In light of the distance, the length of travel is reasonable, as is the time in the hearing, and preparation time for filing the notice of appeal, entering into correspondence, raising issues, drafting letters, and preparing for the hearing, I allow 9 hours in total at £9.25 per hour (£83.25).
I therefore make a costs award in the Appellant's favour of £138.35.
The litigant in person rate is now £19 per hour so even more could have been awarded.
Interesting points from Mr Musatrd's point of view is that a CPZ is only meant to cover a small number of streets not huge areas which lead to the vital signs being a long way away and this decision helps with the argument that signage is not adequate & often there will only be one sign that was passed about a mile away.
The evidence bundle of 200 pages does outface many motorists who don't then study it carefully. One day Mr Mustard will get around to dissecting and explaining an evidence bundle to you and suggest an order in which to tackle it and what to look for.
In this case the motorist put his cards on the table early and detailed his approach route so the only signs the council needed to produce were the ones between the edge of the zone and his stopping point. It was lazy of the council (or possibly NSL who do most of the back office work) to put every sign for the Saracens zone in the bundle as that was simply padding.

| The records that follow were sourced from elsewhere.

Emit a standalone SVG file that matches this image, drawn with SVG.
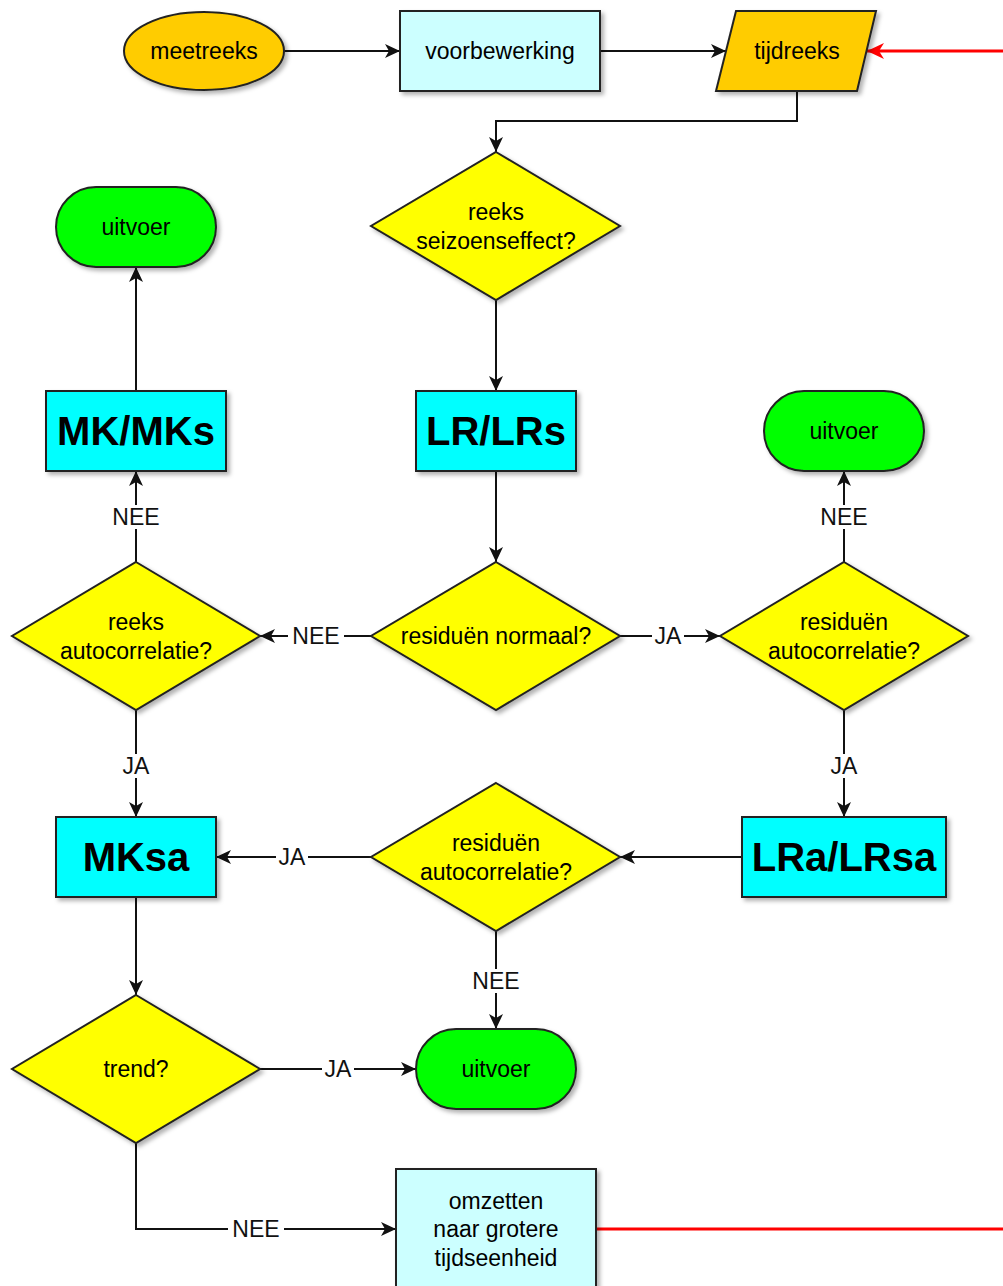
<svg xmlns="http://www.w3.org/2000/svg" width="1003" height="1286" viewBox="0 0 1003 1286">
<style>
  text { font-family: "Liberation Sans", Arial, sans-serif; font-size: 23px; fill: #000; text-anchor: middle; }
  .big { font-size: 40px; font-weight: bold; }
  .node { stroke: #222; stroke-width: 2; filter: url(#sh); }
  .orange { fill: #FFCC00; }
  .pale { fill: #CCFFFF; }
  .cyan { fill: #00FFFF; }
  .yellow { fill: #FFFF00; }
  .green { fill: #00FF00; }
  .edge { fill: none; stroke: #111; stroke-width: 2; }
  .red { fill: none; stroke: #FF0000; stroke-width: 3; }
  .lblbg { fill: #fff; }
  .lbl { fill: #111; }
</style>
<defs>
  <filter id="sh" x="-20%" y="-20%" width="150%" height="150%">
    <feDropShadow dx="3" dy="3" stdDeviation="2" flood-color="#000" flood-opacity="0.3"/>
  </filter>
  <marker id="arr" markerUnits="userSpaceOnUse" markerWidth="18" markerHeight="18" refX="16" refY="8" orient="auto">
    <path d="M1,1 L16,8 L1,15 L5,8 Z" fill="#111"/>
  </marker>
  <marker id="arrRed" markerUnits="userSpaceOnUse" markerWidth="20" markerHeight="20" refX="18" refY="9" orient="auto">
    <path d="M1,1 L18,9 L1,17 L6,9 Z" fill="#FF0000"/>
  </marker>
</defs>

<g id="connectors">
  <path class="edge" d="M284,51 L400,51" marker-end="url(#arr)"/>
  <path class="edge" d="M600,51 L726,51" marker-end="url(#arr)"/>
  <path class="red" d="M1003,51 L867,51" marker-end="url(#arrRed)"/>
  <path class="edge" d="M797,91 L797,121 L496,121 L496,152" marker-end="url(#arr)"/>
  <path class="edge" d="M496,300 L496,391" marker-end="url(#arr)"/>
  <path class="edge" d="M496,471 L496,562" marker-end="url(#arr)"/>
  <path class="edge" d="M371,636 L260,636" marker-end="url(#arr)"/>
  <path class="edge" d="M620,636 L720,636" marker-end="url(#arr)"/>
  <path class="edge" d="M136,562 L136,471" marker-end="url(#arr)"/>
  <path class="edge" d="M136,391 L136,267" marker-end="url(#arr)"/>
  <path class="edge" d="M844,562 L844,471" marker-end="url(#arr)"/>
  <path class="edge" d="M136,710 L136,817" marker-end="url(#arr)"/>
  <path class="edge" d="M844,710 L844,817" marker-end="url(#arr)"/>
  <path class="edge" d="M742,857 L620,857" marker-end="url(#arr)"/>
  <path class="edge" d="M371,857 L216,857" marker-end="url(#arr)"/>
  <path class="edge" d="M496,931 L496,1029" marker-end="url(#arr)"/>
  <path class="edge" d="M136,897 L136,995" marker-end="url(#arr)"/>
  <path class="edge" d="M260,1069 L416,1069" marker-end="url(#arr)"/>
  <path class="edge" d="M136,1143 L136,1229 L396,1229" marker-end="url(#arr)"/>
  <path class="red" d="M596,1229 L1003,1229"/>

  <rect class="lblbg" x="288" y="624" width="56" height="24"/>
  <text class="lbl" x="316" y="644">NEE</text>
  <rect class="lblbg" x="652" y="624" width="32" height="24"/>
  <text class="lbl" x="668" y="644">JA</text>
  <rect class="lblbg" x="108" y="505" width="56" height="24"/>
  <text class="lbl" x="136" y="525">NEE</text>
  <rect class="lblbg" x="816" y="505" width="56" height="24"/>
  <text class="lbl" x="844" y="525">NEE</text>
  <rect class="lblbg" x="120" y="754" width="32" height="24"/>
  <text class="lbl" x="136" y="774">JA</text>
  <rect class="lblbg" x="828" y="754" width="32" height="24"/>
  <text class="lbl" x="844" y="774">JA</text>
  <rect class="lblbg" x="276" y="845" width="32" height="24"/>
  <text class="lbl" x="292" y="865">JA</text>
  <rect class="lblbg" x="468" y="969" width="56" height="24"/>
  <text class="lbl" x="496" y="989">NEE</text>
  <rect class="lblbg" x="322" y="1057" width="32" height="24"/>
  <text class="lbl" x="338" y="1077">JA</text>
  <rect class="lblbg" x="228" y="1217" width="56" height="24"/>
  <text class="lbl" x="256" y="1237">NEE</text>
</g>

<g id="meetreeks">
  <ellipse class="node orange" cx="204" cy="51" rx="80" ry="39"/>
  <text x="204" y="59">meetreeks</text>
</g>
<g id="voorbewerking">
  <rect class="node pale" x="400" y="11" width="200" height="80"/>
  <text x="500" y="59">voorbewerking</text>
</g>
<g id="tijdreeks">
  <polygon class="node orange" points="736,11 876,11 857,91 716,91"/>
  <text x="797" y="59">tijdreeks</text>
</g>
<g id="seizoenseffect">
  <polygon class="node yellow" points="496,152 620,226 496,300 371,226"/>
  <text x="496" y="220">reeks</text>
  <text x="496" y="249">seizoenseffect?</text>
</g>
<g id="uitvoer1">
  <rect class="node green" x="56" y="187" width="160" height="80" rx="40" ry="40"/>
  <text x="136" y="235">uitvoer</text>
</g>
<g id="mkmks">
  <rect class="node cyan" x="46" y="391" width="180" height="80"/>
  <text class="big" x="136" y="445">MK/MKs</text>
</g>
<g id="lrlrs">
  <rect class="node cyan" x="416" y="391" width="160" height="80"/>
  <text class="big" x="496" y="445">LR/LRs</text>
</g>
<g id="uitvoer2">
  <rect class="node green" x="764" y="391" width="160" height="80" rx="40" ry="40"/>
  <text x="844" y="439">uitvoer</text>
</g>
<g id="reeksautocorrelatie">
  <polygon class="node yellow" points="136,562 260,636 136,710 12,636"/>
  <text x="136" y="630">reeks</text>
  <text x="136" y="659">autocorrelatie?</text>
</g>
<g id="residuennormaal">
  <polygon class="node yellow" points="496,562 620,636 496,710 371,636"/>
  <text x="496" y="644">residuën normaal?</text>
</g>
<g id="residuenautocorrelatie1">
  <polygon class="node yellow" points="844,562 968,636 844,710 720,636"/>
  <text x="844" y="630">residuën</text>
  <text x="844" y="659">autocorrelatie?</text>
</g>
<g id="mksa">
  <rect class="node cyan" x="56" y="817" width="160" height="80"/>
  <text class="big" x="136" y="871">MKsa</text>
</g>
<g id="residuenautocorrelatie2">
  <polygon class="node yellow" points="496,783 620,857 496,931 371,857"/>
  <text x="496" y="851">residuën</text>
  <text x="496" y="880">autocorrelatie?</text>
</g>
<g id="lralrsa">
  <rect class="node cyan" x="742" y="817" width="204" height="80"/>
  <text class="big" x="844" y="871">LRa/LRsa</text>
</g>
<g id="trend">
  <polygon class="node yellow" points="136,995 260,1069 136,1143 12,1069"/>
  <text x="136" y="1077">trend?</text>
</g>
<g id="uitvoer3">
  <rect class="node green" x="416" y="1029" width="160" height="80" rx="40" ry="40"/>
  <text x="496" y="1077">uitvoer</text>
</g>
<g id="omzetten">
  <rect class="node pale" x="396" y="1169" width="200" height="122"/>
  <text x="496" y="1209">omzetten</text>
  <text x="496" y="1237">naar grotere</text>
  <text x="496" y="1266">tijdseenheid</text>
</g>
</svg>
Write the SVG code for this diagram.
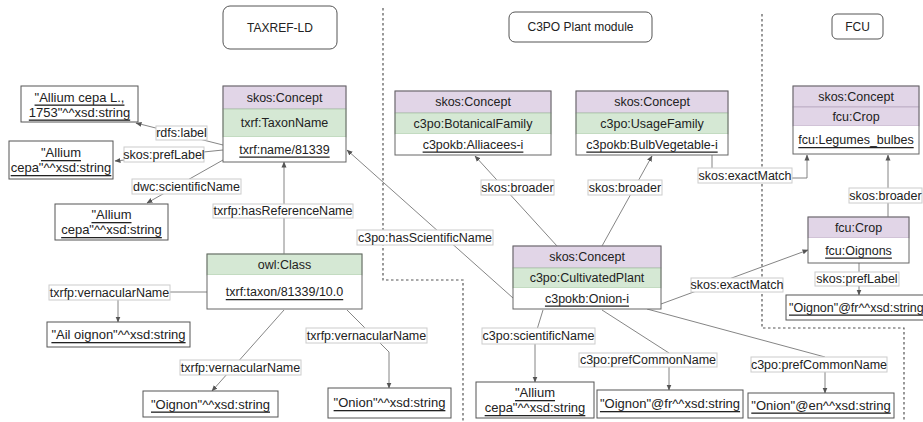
<svg xmlns="http://www.w3.org/2000/svg" width="923" height="422" viewBox="0 0 923 422">
<defs>
<marker id="arr" markerUnits="userSpaceOnUse" markerWidth="6" markerHeight="6" refX="5.5" refY="3" orient="auto">
<path d="M0,0.5 L6,3 L0,5.5 z" fill="#555"/>
</marker>
<style>
text{font-family:"Liberation Sans",Arial,Helvetica,sans-serif;font-size:12.5px;fill:#222;}
.c{text-anchor:middle;dominant-baseline:central;}
.u{text-decoration:underline;}
.t{font-size:12px;}
.lt{font-size:13px;}
.edge{fill:none;stroke:#777;stroke-width:0.9;marker-end:url(#arr);}
.lbl{fill:#fff;stroke:#ccc;stroke-width:1;}
.lit{fill:#fff;stroke:#555;stroke-width:1;}
.title{fill:#fff;stroke:#555;stroke-width:1;}
.pur{fill:#e1d5e7;stroke:#b8a9c0;stroke-width:0.8;}
.grn{fill:#d5e8d4;stroke:#a9c9a6;stroke-width:0.8;}
.wht{fill:#fff;stroke:none;}
.outl{fill:none;stroke:#666;stroke-width:1;}
.dash{fill:none;stroke:#555;stroke-width:1.2;stroke-dasharray:2.5 2.5;}
</style>
</defs>
<rect width="923" height="422" fill="#fff"/>

<g id="separators">
<path class="dash" d="M383,8 V280 H463 V422"/>
<path class="dash" d="M762,14 V328 H904 V422"/>
</g>

<g id="titles">
<g id="title-taxref"><rect class="title" x="223" y="6" width="114" height="43" rx="7"/><text class="c t" x="280" y="28">TAXREF-LD</text></g>
<g id="title-c3po"><rect class="title" x="509" y="12" width="143" height="30" rx="6"/><text class="c t" x="580.5" y="27">C3PO Plant module</text></g>
<g id="title-fcu"><rect class="title" x="832" y="14" width="51" height="25" rx="5"/><text class="c t" x="857.5" y="26.5">FCU</text></g>
</g>

<g id="connectors">
<path class="edge" d="M223,145 L136,123"/>
<path class="edge" d="M223,150 L115,161"/>
<path class="edge" d="M223,160 L147,203"/>
<path class="edge" d="M284,254 L284,162"/>
<path class="edge" d="M513,298 L347,150"/>
<path class="edge" d="M207,292 L118,292 L118,322"/>
<path class="edge" d="M284,310 L212,391"/>
<path class="edge" d="M347,310 L389,352 L389,388"/>
<path class="edge" d="M557,246 L475,156"/>
<path class="edge" d="M602,246 L652,156"/>
<path class="edge" d="M712,155 L712,178 L807,178 L807,155"/>
<path class="edge" d="M888,217 L888,155"/>
<path class="edge" d="M661,304 L808,250"/>
<path class="edge" d="M859,263 L859,295"/>
<path class="edge" d="M543,310 L535,336 L535,382"/>
<path class="edge" d="M602,310 L669,353 L669,390"/>
<path class="edge" d="M647,309 L825,357 L825,393"/>

<g id="edge-labels">
<rect class="lbl" x="156" y="126" width="51" height="14"/><text class="c" x="181.5" y="133">rdfs:label</text>
<rect class="lbl" x="124" y="147" width="80" height="15"/><text class="c" x="164" y="154.5">skos:prefLabel</text>
<rect class="lbl" x="132" y="179" width="109" height="15"/><text class="c" x="186.5" y="186.5">dwc:scientificName</text>
<rect class="lbl" x="213" y="204" width="140" height="14"/><text class="c" x="283" y="211">txrfp:hasReferenceName</text>
<rect class="lbl" x="357" y="230" width="136" height="15"/><text class="c" x="425" y="237.5">c3po:hasScientificName</text>
<rect class="lbl" x="49" y="285" width="121" height="15"/><text class="c" x="109.5" y="292.5">txrfp:vernacularName</text>
<rect class="lbl" x="180" y="360" width="121" height="15"/><text class="c" x="240.5" y="367.5">txrfp:vernacularName</text>
<rect class="lbl" x="306" y="328" width="121" height="15"/><text class="c" x="366.5" y="335.5">txrfp:vernacularName</text>
<rect class="lbl" x="481" y="180" width="73" height="15"/><text class="c" x="517.5" y="187.5">skos:broader</text>
<rect class="lbl" x="588" y="180" width="74" height="15"/><text class="c" x="625" y="187.5">skos:broader</text>
<rect class="lbl" x="698" y="168" width="94" height="15"/><text class="c" x="745" y="175.5">skos:exactMatch</text>
<rect class="lbl" x="849" y="188" width="73" height="15"/><text class="c" x="885.5" y="195.5">skos:broader</text>
<rect class="lbl" x="691" y="278" width="92" height="14"/><text class="c" x="737" y="285">skos:exactMatch</text>
<rect class="lbl" x="815" y="272" width="84" height="14"/><text class="c" x="857" y="279">skos:prefLabel</text>
<rect class="lbl" x="482" y="328" width="113" height="16"/><text class="c" x="538.5" y="336">c3po:scientificName</text>
<rect class="lbl" x="579" y="353" width="138" height="14"/><text class="c" x="648" y="360">c3po:prefCommonName</text>
<rect class="lbl" x="751" y="357" width="136" height="15"/><text class="c" x="819" y="364.5">c3po:prefCommonName</text>
</g>
</g>

<g id="node-taxonname">
<rect class="pur" x="223" y="86" width="123" height="23"/>
<rect class="grn" x="223" y="109" width="123" height="28"/>
<rect class="wht" x="223" y="137" width="123" height="25"/>
<rect class="outl" x="223" y="86" width="123" height="76"/>
<text class="c" x="284.5" y="97.5">skos:Concept</text>
<text class="c" x="284.5" y="123">txrf:TaxonName</text>
<text class="c u" x="284.5" y="149.5">txrf:name/81339</text>
</g>

<g id="node-taxon">
<rect class="grn" x="207" y="254" width="155" height="21"/>
<rect class="wht" x="207" y="275" width="155" height="34"/>
<rect class="outl" x="207" y="254" width="155" height="55"/>
<text class="c" x="284.5" y="264.5">owl:Class</text>
<text class="c u" x="284.5" y="292">txrf:taxon/81339/10.0</text>
</g>

<g id="node-alliacees">
<rect class="pur" x="395" y="91" width="156" height="22"/>
<rect class="grn" x="395" y="113" width="156" height="21"/>
<rect class="wht" x="395" y="134" width="156" height="21"/>
<rect class="outl" x="395" y="91" width="156" height="64"/>
<text class="c" x="473" y="102">skos:Concept</text>
<text class="c" x="473" y="123.5">c3po:BotanicalFamily</text>
<text class="c u" x="473" y="144.5">c3pokb:Alliacees-i</text>
</g>

<g id="node-bulbvegetable">
<rect class="pur" x="576" y="91" width="152" height="22"/>
<rect class="grn" x="576" y="113" width="152" height="21"/>
<rect class="wht" x="576" y="134" width="152" height="21"/>
<rect class="outl" x="576" y="91" width="152" height="64"/>
<text class="c" x="652" y="102">skos:Concept</text>
<text class="c" x="652" y="123.5">c3po:UsageFamily</text>
<text class="c u" x="652" y="144.5">c3pokb:BulbVegetable-i</text>
</g>

<g id="node-onion">
<rect class="pur" x="513" y="246" width="148" height="22"/>
<rect class="grn" x="513" y="268" width="148" height="20"/>
<rect class="wht" x="513" y="288" width="148" height="21"/>
<rect class="outl" x="513" y="246" width="148" height="63"/>
<text class="c" x="587" y="257">skos:Concept</text>
<text class="c" x="587" y="278">c3po:CultivatedPlant</text>
<text class="c u" x="587" y="298.5">c3pokb:Onion-i</text>
</g>

<g id="node-legumes">
<rect class="pur" x="793" y="86" width="126" height="21"/>
<rect class="pur" x="793" y="107" width="126" height="19"/>
<rect class="wht" x="793" y="126" width="126" height="28"/>
<rect class="outl" x="793" y="86" width="126" height="68"/>
<text class="c" x="856" y="96.5">skos:Concept</text>
<text class="c" x="856" y="116.5">fcu:Crop</text>
<text class="c u" x="856" y="140">fcu:Legumes_bulbes</text>
</g>

<g id="node-oignons">
<rect class="pur" x="808" y="217" width="101" height="21"/>
<rect class="wht" x="808" y="238" width="101" height="25"/>
<rect class="outl" x="808" y="217" width="101" height="46"/>
<text class="c" x="858.5" y="227.5">fcu:Crop</text>
<text class="c u" x="858.5" y="250.5">fcu:Oignons</text>
</g>

<g id="literals">
<g id="lit-1"><rect class="lit" x="21" y="86" width="117" height="36"/><text class="c u lt" x="79.5" y="97">"Allium cepa L.,</text><text class="c u lt" x="79.5" y="112">1753"^^xsd:string</text></g>
<g id="lit-2"><rect class="lit" x="9" y="141" width="104" height="38"/><text class="c u lt" x="61" y="152.5">"Allium</text><text class="c u lt" x="61" y="167.5">cepa"^^xsd:string</text></g>
<g id="lit-3"><rect class="lit" x="55" y="204" width="113" height="36"/><text class="c u lt" x="111.5" y="214.5">"Allium</text><text class="c u lt" x="111.5" y="229.5">cepa"^^xsd:string</text></g>
<g id="lit-4"><rect class="lit" x="47" y="322" width="143" height="25"/><text class="c u lt" x="118.5" y="334.5">"Ail oignon"^^xsd:string</text></g>
<g id="lit-5"><rect class="lit" x="143" y="391" width="135" height="26"/><text class="c u lt" x="210.5" y="404">"Oignon"^^xsd:string</text></g>
<g id="lit-6"><rect class="lit" x="328" y="388" width="123" height="30"/><text class="c u lt" x="389.5" y="402.5">"Onion"^^xsd:string</text></g>
<g id="lit-7"><rect class="lit" x="476" y="382" width="118" height="36"/><text class="c u lt" x="535" y="392.5">"Allium</text><text class="c u lt" x="535" y="407.5">cepa"^^xsd:string</text></g>
<g id="lit-8"><rect class="lit" x="597" y="390" width="146" height="28"/><text class="c u lt" x="670" y="403.5">"Oignon"@fr^^xsd:string</text></g>
<g id="lit-9"><rect class="lit" x="748" y="393" width="146" height="25"/><text class="c u lt" x="821" y="405">"Onion"@en^^xsd:string</text></g>
<g id="lit-10"><rect class="lit" x="786" y="295" width="146" height="25"/><text x="789" y="307.5" dominant-baseline="central" class="u" style="font-size:12.5px">"Oignon"@fr^^xsd:string</text></g>
</g>
</svg>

The Statutory Guidance of the Secreatary of State requires that a Notice of Rejection should be as follows
Thus merely saying that the signs are there and not explaining how they were adequate and how they could be seen despite the trees doesn't cut it and their arrogant and unhelpful summary dismissal has cost them dear. Mr Mustard sees numerous similar Notices of Rejection. Barnet Council need to improve their written responses.